Task statement
List each line of the data that holds the string "code", please.

:::::

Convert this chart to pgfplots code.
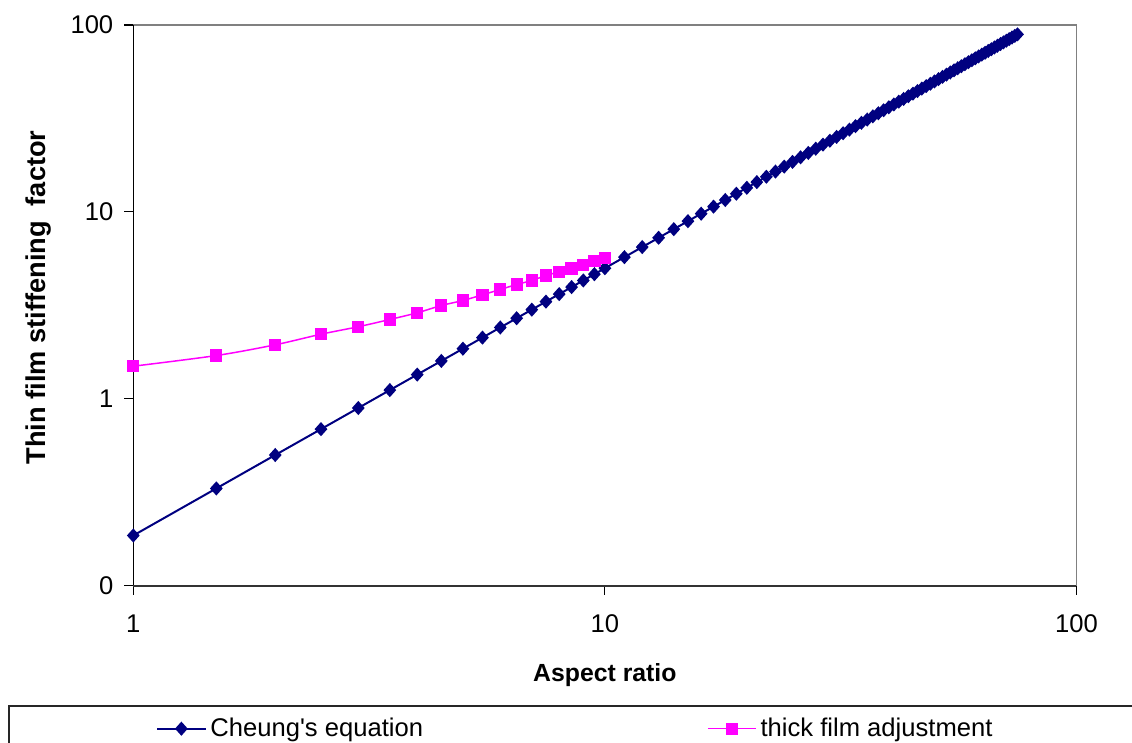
\documentclass[border=0pt]{standalone}
\usepackage{fontspec}
\setmainfont{Liberation Sans}
\usepackage{pgfplots}
\pgfplotsset{compat=1.18}
\definecolor{cheung}{RGB}{0,0,128}
\definecolor{filmmag}{RGB}{255,0,255}
\definecolor{frame}{RGB}{128,128,128}

% Cheung's equation: stiffening factor against aspect ratio
\pgfplotstableread{
x y
1 0.1856
1.5 0.3315
2 0.5003
2.5 0.6881
3 0.8929
3.5 1.1132
4 1.3477
4.5 1.5946
5 1.8538
5.5 2.1251
6 2.4068
6.5 2.6983
7 2.9999
7.5 3.3109
8 3.6310
8.5 3.9598
9 4.2970
9.5 4.6429
10 4.9955
11 5.7265
12 6.4844
13 7.2701
14 8.0828
15 8.9218
16 9.7834
17 10.670
18 11.577
19 12.512
20 13.458
21 14.432
22 15.426
23 16.438
24 17.468
25 18.518
26 19.590
27 20.677
28 21.780
29 22.901
30 24.037
31 25.191
32 26.361
33 27.548
34 28.750
35 29.970
36 31.202
37 32.449
38 33.710
39 34.985
40 36.275
41 37.577
42 38.894
43 40.224
44 41.569
45 42.926
46 44.297
47 45.681
48 47.078
49 48.487
50 49.908
51 51.342
52 52.787
53 54.245
54 55.715
55 57.196
56 58.690
57 60.192
58 61.707
59 63.233
60 64.771
61 66.318
62 67.877
63 69.447
64 71.028
65 72.620
66 74.222
67 75.835
68 77.458
69 79.092
70 80.736
71 82.392
72 84.055
73 85.730
74 87.416
75 89.110
}\cheungdata

% Thick film adjustment
\pgfplotstableread{
x y
1 1.494
1.5 1.704
2 1.945
2.5 2.216
3 2.430
3.5 2.657
4 2.885
4.5 3.156
5 3.357
5.5 3.600
6 3.845
6.5 4.088
7 4.295
7.5 4.567
8 4.780
8.5 4.980
9 5.210
9.5 5.450
10 5.680
}\thickdata

\begin{document}
\begin{tikzpicture}
\begin{axis}[
  scale only axis, width=471.6pt, height=280.35pt,
  xmode=log, ymode=log,
  xmin=1, xmax=100, ymin=0.1, ymax=100,
  xtick={1,10,100}, xticklabels={1,10,100},
  ytick={0.1,1,10,100}, yticklabels={0,1,10,100},
  xminorticks=false, yminorticks=false,
  xtick pos=left, ytick pos=left,
  tick align=outside, major tick length=4.5pt,
  tick style={black, line width=0.6pt},
  axis line style={frame, line width=0.6pt},
  ticklabel style={font=\fontsize{12.8}{15}\selectfont},
  xticklabel style={yshift=-6.5pt},
  yticklabel style={xshift=-2pt},
  xlabel={\bfseries Aspect ratio},
  ylabel={\bfseries Thin film stiffening~\ factor},
  xlabel style={font=\fontsize{12.4}{15}\selectfont, at={(axis description cs:0.5,-0.17)}, anchor=base},
  ylabel style={font=\fontsize{13.6}{16}\selectfont, at={(axis description cs:-0.101,0.514)}, anchor=center},
  legend columns=2,
  legend style={draw=none, fill=none, at={(axis description cs:0.0177,-0.255)}, anchor=west,
    font=\fontsize{12.8}{15}\selectfont,
    /tikz/every even column/.append style={column sep=140pt}},
  legend image code/.code={\draw[#1,mark repeat=2,mark phase=2] plot coordinates {(0pt,0pt) (12pt,0pt) (24pt,0pt)};},
  clip=false,
]
% axis lines on the left and bottom are darker than the frame
\draw[black, line width=0.6pt] (rel axis cs:0,1) -- (rel axis cs:0,0);
\draw[black!80, line width=0.9pt] (rel axis cs:0,0) -- (rel axis cs:1,0);

\addplot[color=cheung, line width=1pt, smooth, mark=diamond*,
  mark size=2.8pt, mark options={solid, fill=cheung, xscale=1.2}]
  table[x=x, y=y] {\cheungdata};
\addlegendentry{Cheung\textquotesingle s equation}

\addplot[color=filmmag, line width=0.75pt, smooth, mark=square*,
  mark size=2.7pt, mark options={solid, fill=filmmag}]
  table[x=x, y=y] {\thickdata};
\addlegendentry{thick film adjustment}
\end{axis}
% legend frame, running past the right and bottom edges
\draw[black!85, line width=0.6pt] (-62.15pt,-90pt) rectangle (510pt,-60.15pt);
\pgfresetboundingbox
\useasboundingbox (-66.65pt,-78.65pt) rectangle (499.35pt,292.85pt);
\end{tikzpicture}
\end{document}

:::::

Written solution
Convert this chart to pgfplots code.
  legend image code/.code={\draw[#1,mark repeat=2,mark phase=2] plot coordinates {(0pt,0pt) (12pt,0pt) (24pt,0pt)};},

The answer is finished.